OAKLAND (AP) — From the Bay Area to down near the Mexican border, change has been the approach for two of California's NFL teams.
This season starts the way last season ended for the San Diego Chargers and Oakland Raiders. When the teams take the field Monday night, plenty will have changed since the Chargers spoiled the Raiders' playoff chances with a 38-26 victory that cost Oakland the AFC West title.
That set in motion a series of alterations.
The Raiders hired general manager Reggie McKenzie, who promptly fired coach Hue Jackson, hired Dennis Allen as the replacement and began an on- and off-field upheaval of an organization sadly in need of it after being run one way for a half-century under Al Davis.
The roster was overhauled, the defensive system completely changed, and the front office was revamped in a busy offseason for the Raiders.
"It's definitely different. I think we're headed in a different but positive direction," said punter Shane Lechler, entering his 13th season with the team. "There's been a lot of change, the most I've ever been around, every part of the building. It's just one of those things, I guess, an organization goes through when you go through what we went through, with losing Al and doing that stuff. I think we're taking the proper steps and heading in the right direction."
The changes in San Diego have been more subtle, but still necessary, after two straight disappointing seasons without a playoff berth.
Greg Manusky was fired as defensive coordinator and replaced by John Pagano, big-play receiver Vincent Jackson left as a free agent, and general manager A.J. Smith was uncharacteristically aggressive in free agency.
The Chargers signed Robert Meacham, Eddie Royal, Jarret Johnson, Ronnie Brown, Le'Ron McClain, Aubrayo Franklin and Atari Bigby, and focused heavily on defense in the draft after two straight 8-8 seasons.
"We've lost some pretty good football players," said coach Norv Turner, who was brought back for a sixth season. "It was time for us to go out and aggressively replace some of those guys."
That's what the Raiders did as well, especially defensively. The team has a whole new set of cornerbacks, led by starters Ron Bartell and Shawntae Spencer, two new starters at linebacker in rookie Miles Burris and Philip Wheeler, and, most importantly, a brand new system after years of playing one way.
Davis' teams usually played bump-and-run coverage on the outside, with a four-man line to pressure the quarterback and one safety deep in the secondary. Now Allen and coordinator Jason Tarver are mixing different fronts, different coverages and all sorts of blitzes that the Raiders hope will confuse teams that used to know exactly what to prepare for against Oakland.
"This is probably the most excited I've been since my rookie year to go into an opener to see the full defense and see what we can be," safety Michael Huff said. "We get to see it every day in practice.
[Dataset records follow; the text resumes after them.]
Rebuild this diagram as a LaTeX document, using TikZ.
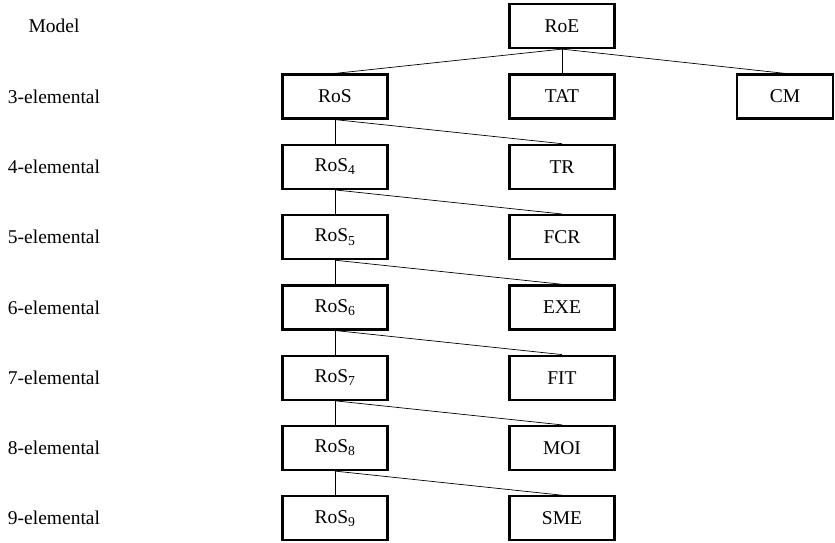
\documentclass[tikz,border=0pt]{standalone}
\usepackage{fontspec}
\setmainfont{Liberation Serif}

\begin{document}
\begin{tikzpicture}[x=1pt,y=-1pt,
  box/.style={draw,line width=2.2pt,minimum width=105pt,minimum height=44pt,inner sep=0pt},
  lvl/.style={anchor=center},
  conn/.style={line width=0.7pt}]
\useasboundingbox (0,0) rectangle (835,543);
\fontsize{19.5}{21}\selectfont
\node[lvl] (model) at (54,26) {Model};
\node[lvl] (lvl3) at (54,96.5) {3-elemental};
\node[box] (roe) at (562,26) {RoE};
\node[box] (ros3) at (335,96.5) {RoS};
\node[box] (tat) at (562,96.5) {TAT};
\node[box,minimum width=96pt] (cm) at (785,96.5) {CM};
\draw[conn] (roe.south) -- (ros3.north);
\draw[conn] (roe.south) -- (tat.north);
\draw[conn] (roe.south) -- (cm.north);
\foreach \i/\prev/\lbl in {4/3/TR,5/4/FCR,6/5/EXE,7/6/FIT,8/7/MOI,9/8/SME}{
  \node[lvl] (lvl\i) at (54,96.5+70.3*\i-210.9) {\i-elemental};
  \node[box] (ros\i) at (335,96.5+70.3*\i-210.9) {RoS\textsubscript{\i}};
  \node[box] (r\i) at (562,96.5+70.3*\i-210.9) {\lbl};
  \draw[conn] (ros\prev.south) -- (ros\i.north);
  \draw[conn] (ros\prev.south) -- (r\i.north);
}
\end{tikzpicture}
\end{document}
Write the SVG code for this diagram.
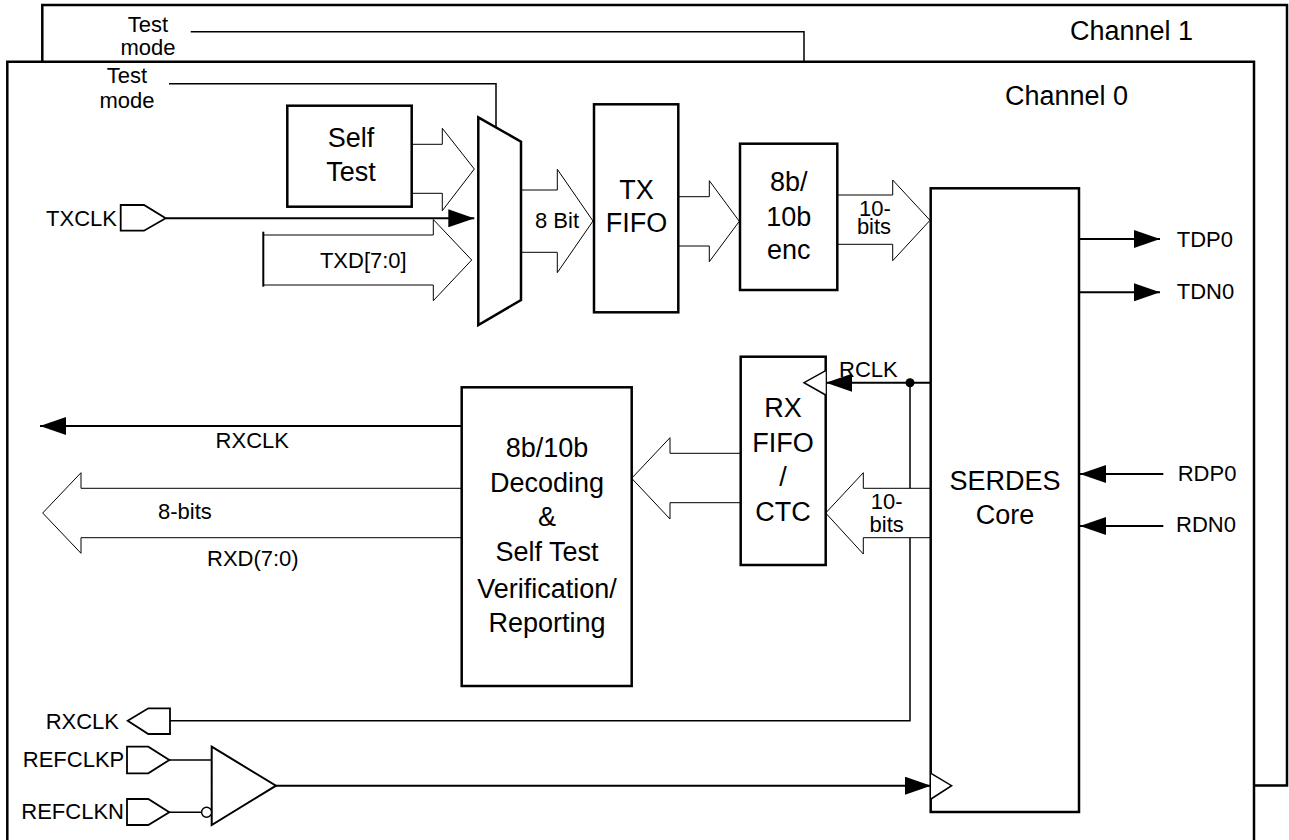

We get to finally unleash it in a game."
The new scheme will be a challenge for the Chargers, who had had to rely on film from preseason and Allen's defense last year when he was coordinator in Denver for clues to what they might see Monday night.
But the Chargers are more concerned with dealing with Oakland's versatile safeties Huff and Tyvon Branch and fearsome front four against an offensive line featuring undrafted rookie Mike Harris at left tackle.
"Obviously every team has their scheme, but there are only so many coverages and so many fronts you can play, so I do think it's still the players," Rivers said. "Obviously the scheme has a big to-do with how you attack them, but it's still personnel driven."
The Raiders' defense might have been its worst when the stakes were the highest in that loss to the Chargers that cost them the division title. Rivers threw for 310 yards and three touchdowns without being sacked, San Diego ran for 153 yards on 31 carries, and the game was sealed on a four-play, 99-yard drive in the fourth quarter after Oakland cut the deficit to five points.
"It still stings, to be honest," safety Mike Mitchell said. "Especially when it's your last loss of the season. It's the only thing you can think about until you play your next real game. ... That's been burning in my mind the last eight months."
San Diego's defense wasn't much better, ranking last in the NFL in third-down efficiency and making just 32 sacks, the team's lowest total since 2004.
The Chargers changed coordinators, used their first three draft picks on outside linebacker Melvin Ingram of South Carolina, end Kendall Reyes of Connecticut and LSU strong safety Brandon Taylor, and made other key additions on defense to fix the problems.
"This can be a strong, fierce defense this year," safety Eric Weddle said. "We just feel as a defense that we want to be great and we want to win games. It's a team game but if our offense (struggles) we've got to be there to pick them up, and vice versa. We want to be the best in every category."